start
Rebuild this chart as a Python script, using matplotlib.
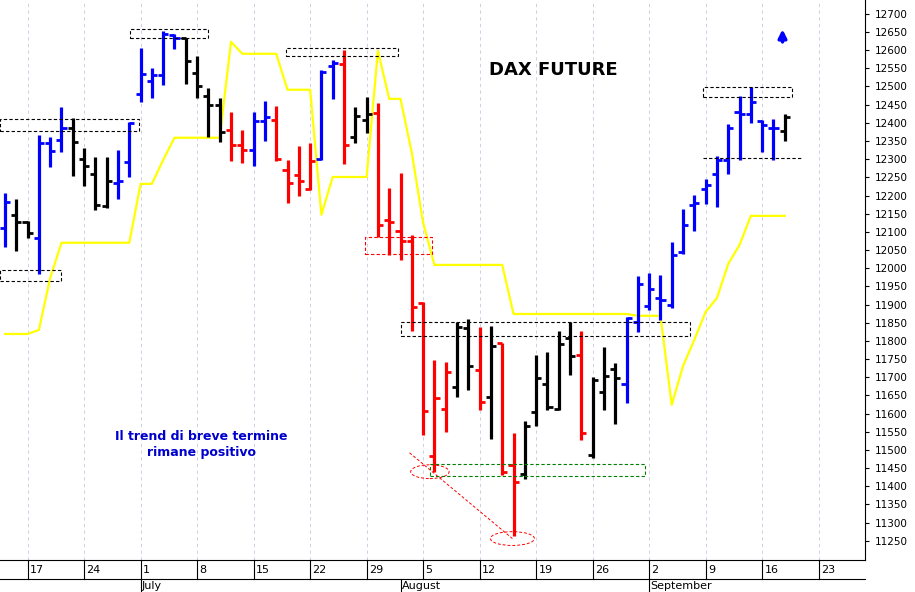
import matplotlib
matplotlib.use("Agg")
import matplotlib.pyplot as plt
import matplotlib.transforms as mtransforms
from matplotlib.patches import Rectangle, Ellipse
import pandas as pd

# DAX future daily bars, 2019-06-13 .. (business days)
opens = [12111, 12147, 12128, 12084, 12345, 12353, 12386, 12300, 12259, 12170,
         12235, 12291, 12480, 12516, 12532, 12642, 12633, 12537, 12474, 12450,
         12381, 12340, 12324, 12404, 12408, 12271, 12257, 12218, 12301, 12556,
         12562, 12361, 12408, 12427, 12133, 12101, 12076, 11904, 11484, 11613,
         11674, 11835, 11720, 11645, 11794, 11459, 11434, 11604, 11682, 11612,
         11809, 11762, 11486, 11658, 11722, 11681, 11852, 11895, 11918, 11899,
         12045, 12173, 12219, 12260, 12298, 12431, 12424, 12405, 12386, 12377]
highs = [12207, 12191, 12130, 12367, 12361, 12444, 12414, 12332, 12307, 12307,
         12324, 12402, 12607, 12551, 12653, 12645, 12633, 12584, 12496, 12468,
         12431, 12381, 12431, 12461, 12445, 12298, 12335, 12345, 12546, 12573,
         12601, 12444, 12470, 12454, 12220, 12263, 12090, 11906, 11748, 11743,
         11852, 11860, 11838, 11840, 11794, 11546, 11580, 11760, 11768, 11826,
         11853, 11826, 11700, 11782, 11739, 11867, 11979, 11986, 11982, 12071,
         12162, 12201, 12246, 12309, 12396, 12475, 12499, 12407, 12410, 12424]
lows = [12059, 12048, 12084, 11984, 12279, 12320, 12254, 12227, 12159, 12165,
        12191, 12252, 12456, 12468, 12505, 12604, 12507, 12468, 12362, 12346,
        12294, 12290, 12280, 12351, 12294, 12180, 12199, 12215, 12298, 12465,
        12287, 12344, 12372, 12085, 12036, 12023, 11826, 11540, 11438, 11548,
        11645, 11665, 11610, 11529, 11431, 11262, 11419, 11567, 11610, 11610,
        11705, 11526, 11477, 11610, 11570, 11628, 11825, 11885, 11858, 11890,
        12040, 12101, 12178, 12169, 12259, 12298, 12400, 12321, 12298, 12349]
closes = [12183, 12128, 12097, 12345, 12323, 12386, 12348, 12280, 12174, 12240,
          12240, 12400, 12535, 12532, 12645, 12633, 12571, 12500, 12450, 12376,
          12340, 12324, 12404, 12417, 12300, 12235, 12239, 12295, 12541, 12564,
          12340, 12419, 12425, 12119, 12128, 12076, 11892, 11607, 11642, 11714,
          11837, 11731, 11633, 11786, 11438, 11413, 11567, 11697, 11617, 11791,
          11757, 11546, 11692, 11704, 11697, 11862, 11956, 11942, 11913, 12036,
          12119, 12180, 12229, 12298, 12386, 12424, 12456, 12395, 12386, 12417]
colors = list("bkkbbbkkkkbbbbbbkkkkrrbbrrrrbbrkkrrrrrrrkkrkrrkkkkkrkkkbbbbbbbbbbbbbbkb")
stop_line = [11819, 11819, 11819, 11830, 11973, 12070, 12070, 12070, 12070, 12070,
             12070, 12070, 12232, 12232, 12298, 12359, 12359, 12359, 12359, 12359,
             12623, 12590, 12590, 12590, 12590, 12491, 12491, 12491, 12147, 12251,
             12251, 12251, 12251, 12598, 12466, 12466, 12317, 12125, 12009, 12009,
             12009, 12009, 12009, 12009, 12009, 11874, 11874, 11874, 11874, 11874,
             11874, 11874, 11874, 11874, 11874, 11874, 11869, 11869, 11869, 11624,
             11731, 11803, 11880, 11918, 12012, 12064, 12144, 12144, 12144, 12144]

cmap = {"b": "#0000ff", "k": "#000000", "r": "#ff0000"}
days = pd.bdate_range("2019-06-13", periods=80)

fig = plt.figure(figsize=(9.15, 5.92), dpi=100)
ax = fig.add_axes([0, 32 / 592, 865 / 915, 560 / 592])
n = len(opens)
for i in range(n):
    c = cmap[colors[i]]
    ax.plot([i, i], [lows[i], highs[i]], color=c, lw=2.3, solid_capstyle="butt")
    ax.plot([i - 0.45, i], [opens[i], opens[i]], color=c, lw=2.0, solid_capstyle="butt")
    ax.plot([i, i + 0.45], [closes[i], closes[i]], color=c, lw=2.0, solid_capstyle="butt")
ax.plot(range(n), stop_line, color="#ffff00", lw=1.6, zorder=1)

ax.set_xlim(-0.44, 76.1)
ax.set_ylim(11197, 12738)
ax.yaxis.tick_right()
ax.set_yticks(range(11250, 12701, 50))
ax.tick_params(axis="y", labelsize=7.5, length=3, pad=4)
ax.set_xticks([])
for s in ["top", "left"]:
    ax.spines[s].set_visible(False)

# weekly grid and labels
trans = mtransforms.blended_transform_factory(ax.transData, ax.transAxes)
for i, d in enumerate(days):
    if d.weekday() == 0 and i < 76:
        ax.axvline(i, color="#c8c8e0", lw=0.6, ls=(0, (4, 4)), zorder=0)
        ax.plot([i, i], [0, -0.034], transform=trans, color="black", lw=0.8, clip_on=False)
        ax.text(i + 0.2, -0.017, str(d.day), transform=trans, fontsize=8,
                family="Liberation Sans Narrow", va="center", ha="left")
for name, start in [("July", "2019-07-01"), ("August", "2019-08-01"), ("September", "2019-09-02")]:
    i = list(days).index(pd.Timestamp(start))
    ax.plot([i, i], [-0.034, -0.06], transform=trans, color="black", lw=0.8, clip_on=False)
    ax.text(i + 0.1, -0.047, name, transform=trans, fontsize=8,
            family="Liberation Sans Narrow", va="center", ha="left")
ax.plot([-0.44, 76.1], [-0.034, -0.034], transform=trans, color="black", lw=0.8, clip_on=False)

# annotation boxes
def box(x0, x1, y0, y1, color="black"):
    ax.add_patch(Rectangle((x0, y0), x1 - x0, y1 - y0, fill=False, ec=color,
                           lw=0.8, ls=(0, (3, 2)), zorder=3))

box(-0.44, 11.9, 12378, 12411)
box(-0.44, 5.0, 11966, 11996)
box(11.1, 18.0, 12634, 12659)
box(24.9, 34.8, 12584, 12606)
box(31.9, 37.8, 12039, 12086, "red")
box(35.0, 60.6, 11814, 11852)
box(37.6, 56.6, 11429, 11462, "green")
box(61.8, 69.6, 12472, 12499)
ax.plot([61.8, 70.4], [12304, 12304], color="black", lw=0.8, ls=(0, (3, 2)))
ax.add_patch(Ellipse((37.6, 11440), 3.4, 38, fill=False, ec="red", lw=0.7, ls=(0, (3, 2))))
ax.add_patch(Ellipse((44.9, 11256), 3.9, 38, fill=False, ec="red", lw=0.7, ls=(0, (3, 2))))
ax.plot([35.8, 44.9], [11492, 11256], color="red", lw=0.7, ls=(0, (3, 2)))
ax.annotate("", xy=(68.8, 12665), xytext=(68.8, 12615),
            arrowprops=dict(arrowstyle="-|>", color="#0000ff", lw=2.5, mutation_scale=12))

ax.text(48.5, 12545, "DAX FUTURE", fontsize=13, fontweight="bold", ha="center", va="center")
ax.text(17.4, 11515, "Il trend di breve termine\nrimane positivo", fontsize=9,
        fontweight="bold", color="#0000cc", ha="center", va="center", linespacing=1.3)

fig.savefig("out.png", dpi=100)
end
• _Exercise description_: Every line above should be returned word for word, with the pictures left behind.

• _Result_:
Rebuild this chart as a Python script, using matplotlib.
import matplotlib
matplotlib.use("Agg")
import matplotlib.pyplot as plt
import matplotlib.transforms as mtransforms
from matplotlib.patches import Rectangle, Ellipse
import pandas as pd

# DAX future daily bars, 2019-06-13 .. (business days)
opens = [12111, 12147, 12128, 12084, 12345, 12353, 12386, 12300, 12259, 12170,
         12235, 12291, 12480, 12516, 12532, 12642, 12633, 12537, 12474, 12450,
         12381, 12340, 12324, 12404, 12408, 12271, 12257, 12218, 12301, 12556,
         12562, 12361, 12408, 12427, 12133, 12101, 12076, 11904, 11484, 11613,
         11674, 11835, 11720, 11645, 11794, 11459, 11434, 11604, 11682, 11612,
         11809, 11762, 11486, 11658, 11722, 11681, 11852, 11895, 11918, 11899,
         12045, 12173, 12219, 12260, 12298, 12431, 12424, 12405, 12386, 12377]
highs = [12207, 12191, 12130, 12367, 12361, 12444, 12414, 12332, 12307, 12307,
         12324, 12402, 12607, 12551, 12653, 12645, 12633, 12584, 12496, 12468,
         12431, 12381, 12431, 12461, 12445, 12298, 12335, 12345, 12546, 12573,
         12601, 12444, 12470, 12454, 12220, 12263, 12090, 11906, 11748, 11743,
         11852, 11860, 11838, 11840, 11794, 11546, 11580, 11760, 11768, 11826,
         11853, 11826, 11700, 11782, 11739, 11867, 11979, 11986, 11982, 12071,
         12162, 12201, 12246, 12309, 12396, 12475, 12499, 12407, 12410, 12424]
lows = [12059, 12048, 12084, 11984, 12279, 12320, 12254, 12227, 12159, 12165,
        12191, 12252, 12456, 12468, 12505, 12604, 12507, 12468, 12362, 12346,
        12294, 12290, 12280, 12351, 12294, 12180, 12199, 12215, 12298, 12465,
        12287, 12344, 12372, 12085, 12036, 12023, 11826, 11540, 11438, 11548,
        11645, 11665, 11610, 11529, 11431, 11262, 11419, 11567, 11610, 11610,
        11705, 11526, 11477, 11610, 11570, 11628, 11825, 11885, 11858, 11890,
        12040, 12101, 12178, 12169, 12259, 12298, 12400, 12321, 12298, 12349]
closes = [12183, 12128, 12097, 12345, 12323, 12386, 12348, 12280, 12174, 12240,
          12240, 12400, 12535, 12532, 12645, 12633, 12571, 12500, 12450, 12376,
          12340, 12324, 12404, 12417, 12300, 12235, 12239, 12295, 12541, 12564,
          12340, 12419, 12425, 12119, 12128, 12076, 11892, 11607, 11642, 11714,
          11837, 11731, 11633, 11786, 11438, 11413, 11567, 11697, 11617, 11791,
          11757, 11546, 11692, 11704, 11697, 11862, 11956, 11942, 11913, 12036,
          12119, 12180, 12229, 12298, 12386, 12424, 12456, 12395, 12386, 12417]
colors = list("bkkbbbkkkkbbbbbbkkkkrrbbrrrrbbrkkrrrrrrrkkrkrrkkkkkrkkkbbbbbbbbbbbbbbkb")
stop_line = [11819, 11819, 11819, 11830, 11973, 12070, 12070, 12070, 12070, 12070,
             12070, 12070, 12232, 12232, 12298, 12359, 12359, 12359, 12359, 12359,
             12623, 12590, 12590, 12590, 12590, 12491, 12491, 12491, 12147, 12251,
             12251, 12251, 12251, 12598, 12466, 12466, 12317, 12125, 12009, 12009,
             12009, 12009, 12009, 12009, 12009, 11874, 11874, 11874, 11874, 11874,
             11874, 11874, 11874, 11874, 11874, 11874, 11869, 11869, 11869, 11624,
             11731, 11803, 11880, 11918, 12012, 12064, 12144, 12144, 12144, 12144]

cmap = {"b": "#0000ff", "k": "#000000", "r": "#ff0000"}
days = pd.bdate_range("2019-06-13", periods=80)

fig = plt.figure(figsize=(9.15, 5.92), dpi=100)
ax = fig.add_axes([0, 32 / 592, 865 / 915, 560 / 592])
n = len(opens)
for i in range(n):
    c = cmap[colors[i]]
    ax.plot([i, i], [lows[i], highs[i]], color=c, lw=2.3, solid_capstyle="butt")
    ax.plot([i - 0.45, i], [opens[i], opens[i]], color=c, lw=2.0, solid_capstyle="butt")
    ax.plot([i, i + 0.45], [closes[i], closes[i]], color=c, lw=2.0, solid_capstyle="butt")
ax.plot(range(n), stop_line, color="#ffff00", lw=1.6, zorder=1)

ax.set_xlim(-0.44, 76.1)
ax.set_ylim(11197, 12738)
ax.yaxis.tick_right()
ax.set_yticks(range(11250, 12701, 50))
ax.tick_params(axis="y", labelsize=7.5, length=3, pad=4)
ax.set_xticks([])
for s in ["top", "left"]:
    ax.spines[s].set_visible(False)

# weekly grid and labels
trans = mtransforms.blended_transform_factory(ax.transData, ax.transAxes)
for i, d in enumerate(days):
    if d.weekday() == 0 and i < 76:
        ax.axvline(i, color="#c8c8e0", lw=0.6, ls=(0, (4, 4)), zorder=0)
        ax.plot([i, i], [0, -0.034], transform=trans, color="black", lw=0.8, clip_on=False)
        ax.text(i + 0.2, -0.017, str(d.day), transform=trans, fontsize=8,
                family="Liberation Sans Narrow", va="center", ha="left")
for name, start in [("July", "2019-07-01"), ("August", "2019-08-01"), ("September", "2019-09-02")]:
    i = list(days).index(pd.Timestamp(start))
    ax.plot([i, i], [-0.034, -0.06], transform=trans, color="black", lw=0.8, clip_on=False)
    ax.text(i + 0.1, -0.047, name, transform=trans, fontsize=8,
            family="Liberation Sans Narrow", va="center", ha="left")
ax.plot([-0.44, 76.1], [-0.034, -0.034], transform=trans, color="black", lw=0.8, clip_on=False)

# annotation boxes
def box(x0, x1, y0, y1, color="black"):
    ax.add_patch(Rectangle((x0, y0), x1 - x0, y1 - y0, fill=False, ec=color,
                           lw=0.8, ls=(0, (3, 2)), zorder=3))

box(-0.44, 11.9, 12378, 12411)
box(-0.44, 5.0, 11966, 11996)
box(11.1, 18.0, 12634, 12659)
box(24.9, 34.8, 12584, 12606)
box(31.9, 37.8, 12039, 12086, "red")
box(35.0, 60.6, 11814, 11852)
box(37.6, 56.6, 11429, 11462, "green")
box(61.8, 69.6, 12472, 12499)
ax.plot([61.8, 70.4], [12304, 12304], color="black", lw=0.8, ls=(0, (3, 2)))
ax.add_patch(Ellipse((37.6, 11440), 3.4, 38, fill=False, ec="red", lw=0.7, ls=(0, (3, 2))))
ax.add_patch(Ellipse((44.9, 11256), 3.9, 38, fill=False, ec="red", lw=0.7, ls=(0, (3, 2))))
ax.plot([35.8, 44.9], [11492, 11256], color="red", lw=0.7, ls=(0, (3, 2)))
ax.annotate("", xy=(68.8, 12665), xytext=(68.8, 12615),
            arrowprops=dict(arrowstyle="-|>", color="#0000ff", lw=2.5, mutation_scale=12))

ax.text(48.5, 12545, "DAX FUTURE", fontsize=13, fontweight="bold", ha="center", va="center")
ax.text(17.4, 11515, "Il trend di breve termine\nrimane positivo", fontsize=9,
        fontweight="bold", color="#0000cc", ha="center", va="center", linespacing=1.3)

fig.savefig("out.png", dpi=100)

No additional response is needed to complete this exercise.